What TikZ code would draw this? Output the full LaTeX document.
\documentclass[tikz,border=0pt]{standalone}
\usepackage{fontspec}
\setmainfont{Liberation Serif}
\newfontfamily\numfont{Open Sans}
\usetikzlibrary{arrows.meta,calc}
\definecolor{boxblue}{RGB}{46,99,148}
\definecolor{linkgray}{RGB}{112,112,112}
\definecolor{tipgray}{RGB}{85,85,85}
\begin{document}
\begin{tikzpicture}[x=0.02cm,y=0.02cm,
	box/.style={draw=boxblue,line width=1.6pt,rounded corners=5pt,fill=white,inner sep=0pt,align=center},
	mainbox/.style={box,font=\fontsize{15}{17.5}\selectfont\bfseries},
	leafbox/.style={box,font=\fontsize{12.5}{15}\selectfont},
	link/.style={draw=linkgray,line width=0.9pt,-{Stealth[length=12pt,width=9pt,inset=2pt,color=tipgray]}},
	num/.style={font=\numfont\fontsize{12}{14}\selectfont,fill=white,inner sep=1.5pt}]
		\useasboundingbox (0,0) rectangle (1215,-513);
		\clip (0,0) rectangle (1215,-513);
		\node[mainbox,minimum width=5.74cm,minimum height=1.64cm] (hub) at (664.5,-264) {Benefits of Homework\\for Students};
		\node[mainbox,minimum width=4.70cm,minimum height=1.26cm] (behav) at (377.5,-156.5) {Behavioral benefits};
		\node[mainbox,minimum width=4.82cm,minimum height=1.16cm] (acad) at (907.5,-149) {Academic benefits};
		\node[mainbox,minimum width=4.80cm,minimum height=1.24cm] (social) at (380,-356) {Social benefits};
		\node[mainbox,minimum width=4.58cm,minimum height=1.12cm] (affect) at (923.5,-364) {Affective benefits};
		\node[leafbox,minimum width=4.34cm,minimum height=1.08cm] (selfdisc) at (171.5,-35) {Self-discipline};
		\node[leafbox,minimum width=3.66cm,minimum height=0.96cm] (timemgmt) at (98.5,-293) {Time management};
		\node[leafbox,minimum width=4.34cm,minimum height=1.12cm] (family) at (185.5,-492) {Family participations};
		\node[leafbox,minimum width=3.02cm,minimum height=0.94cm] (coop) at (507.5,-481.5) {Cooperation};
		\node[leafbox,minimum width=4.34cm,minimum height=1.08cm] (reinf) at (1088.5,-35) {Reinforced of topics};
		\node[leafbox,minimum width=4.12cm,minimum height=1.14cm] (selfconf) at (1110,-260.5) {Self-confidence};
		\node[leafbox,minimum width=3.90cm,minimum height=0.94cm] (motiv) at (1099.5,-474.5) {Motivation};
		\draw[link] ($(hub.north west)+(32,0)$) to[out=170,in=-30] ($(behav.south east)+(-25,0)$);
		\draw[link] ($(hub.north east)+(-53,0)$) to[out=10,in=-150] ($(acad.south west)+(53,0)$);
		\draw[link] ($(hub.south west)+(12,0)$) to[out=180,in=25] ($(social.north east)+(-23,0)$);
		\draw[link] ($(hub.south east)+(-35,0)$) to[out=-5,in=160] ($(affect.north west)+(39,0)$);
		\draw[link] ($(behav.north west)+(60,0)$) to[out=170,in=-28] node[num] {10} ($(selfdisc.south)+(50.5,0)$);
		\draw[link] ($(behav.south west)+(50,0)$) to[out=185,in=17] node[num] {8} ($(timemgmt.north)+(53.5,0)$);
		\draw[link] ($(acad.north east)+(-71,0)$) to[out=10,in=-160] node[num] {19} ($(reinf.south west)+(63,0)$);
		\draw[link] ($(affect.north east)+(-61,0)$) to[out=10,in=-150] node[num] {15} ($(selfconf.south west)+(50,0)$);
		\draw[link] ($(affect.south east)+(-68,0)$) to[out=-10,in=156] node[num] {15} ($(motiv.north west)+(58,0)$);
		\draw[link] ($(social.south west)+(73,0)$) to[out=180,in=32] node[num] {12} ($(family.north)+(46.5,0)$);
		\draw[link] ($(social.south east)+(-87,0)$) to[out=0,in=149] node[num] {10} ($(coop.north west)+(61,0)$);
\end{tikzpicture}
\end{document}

→ TASK DIRECTIONS
Transcribe the data. Leave every line exactly as it is.

→ PROBLEM SOLUTION
What TikZ code would draw this? Output the full LaTeX document.
\documentclass[tikz,border=0pt]{standalone}
\usepackage{fontspec}
\setmainfont{Liberation Serif}
\newfontfamily\numfont{Open Sans}
\usetikzlibrary{arrows.meta,calc}
\definecolor{boxblue}{RGB}{46,99,148}
\definecolor{linkgray}{RGB}{112,112,112}
\definecolor{tipgray}{RGB}{85,85,85}
\begin{document}
\begin{tikzpicture}[x=0.02cm,y=0.02cm,
	box/.style={draw=boxblue,line width=1.6pt,rounded corners=5pt,fill=white,inner sep=0pt,align=center},
	mainbox/.style={box,font=\fontsize{15}{17.5}\selectfont\bfseries},
	leafbox/.style={box,font=\fontsize{12.5}{15}\selectfont},
	link/.style={draw=linkgray,line width=0.9pt,-{Stealth[length=12pt,width=9pt,inset=2pt,color=tipgray]}},
	num/.style={font=\numfont\fontsize{12}{14}\selectfont,fill=white,inner sep=1.5pt}]
		\useasboundingbox (0,0) rectangle (1215,-513);
		\clip (0,0) rectangle (1215,-513);
		\node[mainbox,minimum width=5.74cm,minimum height=1.64cm] (hub) at (664.5,-264) {Benefits of Homework\\for Students};
		\node[mainbox,minimum width=4.70cm,minimum height=1.26cm] (behav) at (377.5,-156.5) {Behavioral benefits};
		\node[mainbox,minimum width=4.82cm,minimum height=1.16cm] (acad) at (907.5,-149) {Academic benefits};
		\node[mainbox,minimum width=4.80cm,minimum height=1.24cm] (social) at (380,-356) {Social benefits};
		\node[mainbox,minimum width=4.58cm,minimum height=1.12cm] (affect) at (923.5,-364) {Affective benefits};
		\node[leafbox,minimum width=4.34cm,minimum height=1.08cm] (selfdisc) at (171.5,-35) {Self-discipline};
		\node[leafbox,minimum width=3.66cm,minimum height=0.96cm] (timemgmt) at (98.5,-293) {Time management};
		\node[leafbox,minimum width=4.34cm,minimum height=1.12cm] (family) at (185.5,-492) {Family participations};
		\node[leafbox,minimum width=3.02cm,minimum height=0.94cm] (coop) at (507.5,-481.5) {Cooperation};
		\node[leafbox,minimum width=4.34cm,minimum height=1.08cm] (reinf) at (1088.5,-35) {Reinforced of topics};
		\node[leafbox,minimum width=4.12cm,minimum height=1.14cm] (selfconf) at (1110,-260.5) {Self-confidence};
		\node[leafbox,minimum width=3.90cm,minimum height=0.94cm] (motiv) at (1099.5,-474.5) {Motivation};
		\draw[link] ($(hub.north west)+(32,0)$) to[out=170,in=-30] ($(behav.south east)+(-25,0)$);
		\draw[link] ($(hub.north east)+(-53,0)$) to[out=10,in=-150] ($(acad.south west)+(53,0)$);
		\draw[link] ($(hub.south west)+(12,0)$) to[out=180,in=25] ($(social.north east)+(-23,0)$);
		\draw[link] ($(hub.south east)+(-35,0)$) to[out=-5,in=160] ($(affect.north west)+(39,0)$);
		\draw[link] ($(behav.north west)+(60,0)$) to[out=170,in=-28] node[num] {10} ($(selfdisc.south)+(50.5,0)$);
		\draw[link] ($(behav.south west)+(50,0)$) to[out=185,in=17] node[num] {8} ($(timemgmt.north)+(53.5,0)$);
		\draw[link] ($(acad.north east)+(-71,0)$) to[out=10,in=-160] node[num] {19} ($(reinf.south west)+(63,0)$);
		\draw[link] ($(affect.north east)+(-61,0)$) to[out=10,in=-150] node[num] {15} ($(selfconf.south west)+(50,0)$);
		\draw[link] ($(affect.south east)+(-68,0)$) to[out=-10,in=156] node[num] {15} ($(motiv.north west)+(58,0)$);
		\draw[link] ($(social.south west)+(73,0)$) to[out=180,in=32] node[num] {12} ($(family.north)+(46.5,0)$);
		\draw[link] ($(social.south east)+(-87,0)$) to[out=0,in=149] node[num] {10} ($(coop.north west)+(61,0)$);
\end{tikzpicture}
\end{document}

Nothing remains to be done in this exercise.